Technology and nature are starkly juxtaposed in Iceland — behold the sight of the Harpa with the hulking snow-capped mountains in the distance. In the 21st century, to thrive in a beautiful but challenging environment such as this requires things like electricity, petrochemical products, and digital technology. You can hear all of this in múm’s music. It has a strong sense of what the French call “terroir”: a sense of the land from which it comes.
múm sings of the wind and the moon and rivers, and although they use acoustic instruments like drums, cello, piano, and horns, there’s almost always a synthesizer in the mix. The sound is pastoral but modern, which is a unique feat — usually, bands that want to evoke the forest don’t get anywhere near digital technology. But nature and technology are bound together; that is reality now.
Tonight’s show was in the Fríkirkjan, a 110-year-old church that was established as an alternative; for so many reasons, it’s a very fitting venue for a band like múm. This is spiritual music in a spiritual space. Somehow, external realities — cold weather, economic calamities — are set aside in here. And on a practical level, the wooden building and high, reverberant ceiling are much better for múm’s music than a neutral black cube.
The band members walk in one by one to prerecorded backing track. There is utter silence in the packed house, lots of people sitting with their legs dangling off the mezzanine. Gyða Valtýsdóttir and Sigurlaug Gísladóttir begin singing breathily, then drummer Samuli Kosminen begins playing an incredible syncopated pattern, inscrutable but grooving hard. As everyone joins in, it’s apparent that this is less a song and more like a spell. It lasts for the entire evening.
Kosminen is a truly great drummer: he does not hit the drums, he plays them, and he plays them like no one else does. The drums play a key role in múm: they can be organic and primordial, they can resemble the clanking, steam-driven machinery of the Industrial Age, and they can recall the Digital Age, with busy, precise and intricate patterns that suggest some sort of synthesis of man and machine, the kind we all know is coming, sooner or later. Yeah, his drumming is that profound.
They play “Slow Down” — “Slow down so I can catch you” — but for all the breathy, extended notes, the rhythm is busy, it cannot be caught. Then Gyða introduces a song that she claims is múm trying to sound like the Pixies. The connection isn’t readily apparent, but it’s the most brisk song they’ll play all night, with a brawny bass line and bustling drums that recall jungle techno. As musical forms mature they move away from being dance music — jazz and classical are the usual examples. You could say that the furthest edges of rock are like that too, and with their gentle chamber music, múm would appear to perpetuate that time-honored paradigm, but you can actually dance to some of their music, and Valtýsdóttir often did.
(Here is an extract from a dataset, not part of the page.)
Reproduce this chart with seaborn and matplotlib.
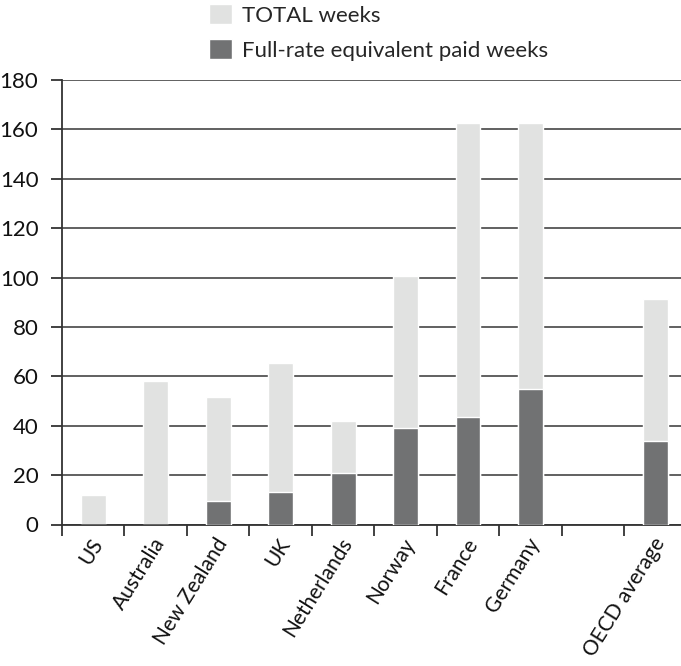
import matplotlib
matplotlib.use("Agg")
import matplotlib.pyplot as plt
import matplotlib.transforms as mtransforms
import seaborn as sns
import pandas as pd
import numpy as np

categories = ["US", "Australia", "New Zealand", "UK", "Netherlands",
              "Norway", "France", "Germany", "", "OECD average"]
data_categories = ["US", "Australia", "New Zealand", "UK", "Netherlands",
                   "Norway", "France", "Germany", "OECD average"]
total_weeks = [12, 58, 51.5, 65.5, 42, 100.5, 162.5, 162.5, 91.5]
fullrate_weeks = [0, 0, 9.5, 13, 21, 39, 43.5, 55, 34]
yticks = [0, 20, 40, 60, 80, 100, 120, 140, 160, 180]

df = pd.DataFrame({"country": data_categories,
                   "total": total_weeks,
                   "fullrate": fullrate_weeks})

sns.set_theme(style="white")
plt.rcParams["font.family"] = ["Lato", "DejaVu Sans"]

LIGHT = "#e1e2e1"
DARK = "#717273"
FS = 16
XFS = 15
LFS = 16

fig = plt.figure(figsize=(6.81, 6.66), dpi=100)
ax = fig.add_axes([62 / 681, 141.5 / 666, (681 - 62) / 681, (524.5 - 80) / 666])

sns.barplot(data=df, x="country", y="total", order=categories, color=LIGHT,
            width=0.4, saturation=1, ax=ax, label="TOTAL weeks", zorder=2)
sns.barplot(data=df, x="country", y="fullrate", order=categories, color=DARK,
            width=0.4, saturation=1, ax=ax, label="Full-rate equivalent paid weeks", zorder=3)

ax.set_xlim(-0.5, 9.41)
ax.set_ylim(0, 180)
ax.set_yticks(yticks)
ax.set_yticklabels([str(v) for v in yticks], fontsize=FS, color="#111111")
ax.yaxis.grid(True, color="#606060", linewidth=1.4, zorder=0)
ax.set_axisbelow(True)
ax.xaxis.grid(False)

ax.set_xticks(range(len(categories)))
ax.set_xticklabels(categories, fontsize=XFS, rotation=58, ha="right",
                   va="center", rotation_mode="anchor", color="#111111")
ax.tick_params(axis="x", which="major", length=0, pad=11)
offset = mtransforms.ScaledTranslation(5 / 100, 0, fig.dpi_scale_trans)
for lbl in ax.get_xticklabels():
    lbl.set_transform(lbl.get_transform() + offset)
ax.set_xticks(np.arange(-0.5, len(categories) - 1, 1.0), minor=True)
ax.tick_params(axis="x", which="minor", length=8, width=1.3, color="#333333",
               direction="out", bottom=True)
ax.tick_params(axis="y", which="major", length=8, width=1.3, color="#333333",
               direction="out", left=True, pad=9)

ax.set_xlabel("")
ax.set_ylabel("")
for s in ["top", "right"]:
    ax.spines[s].set_visible(False)
for s in ["left", "bottom"]:
    ax.spines[s].set_color("#333333")
    ax.spines[s].set_linewidth(1.3)

if ax.get_legend() is not None:
    ax.get_legend().remove()
handles, labels = ax.get_legend_handles_labels()
fig.legend(handles, labels, loc="upper left", bbox_to_anchor=(209 / 681, 1 - 4 / 666),
           frameon=False, fontsize=LFS, handlelength=1.04, handleheight=1.04,
           handletextpad=0.45, labelspacing=0.58, borderaxespad=0, borderpad=0)

fig.savefig("out.png", dpi=100)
They dedicate an exquisite “Blow Your Nose” to Lou Reed — whom they thought was “the only person who can sing this song.” “Ghosts sing behind your ear/ For the one you loved, who’s never coming back,” they sing in harmony. Later, “The next song is about ghosts,” said Örvar Þóreyjarson Smárason. “Seems to be a bit of a theme tonight.” And they played an elegiac “The Ghosts You Draw on My Back.”
There were plenty of other exquisite songs, often played with that same combination of leisurely dreaminess and automated animation: “A River Don’t Stop to Breathe,” “Toothwheels,” “Now There’s That Fear Again,” “Eternity Is the Wait Between Breaths.” When the set ended on a big crescendo, it felt like an exhalation after watching something awesome for a very long time.
Nature was ever-present this evening. During one song, the whole band began whistling like birds. And then they got the audience to do it too. It was an amazing sound. And there was a synthesizer playing too. It’s ridiculous to think that we can simply go back to nature. Nature and technology must coexist. múm is hinting at the way.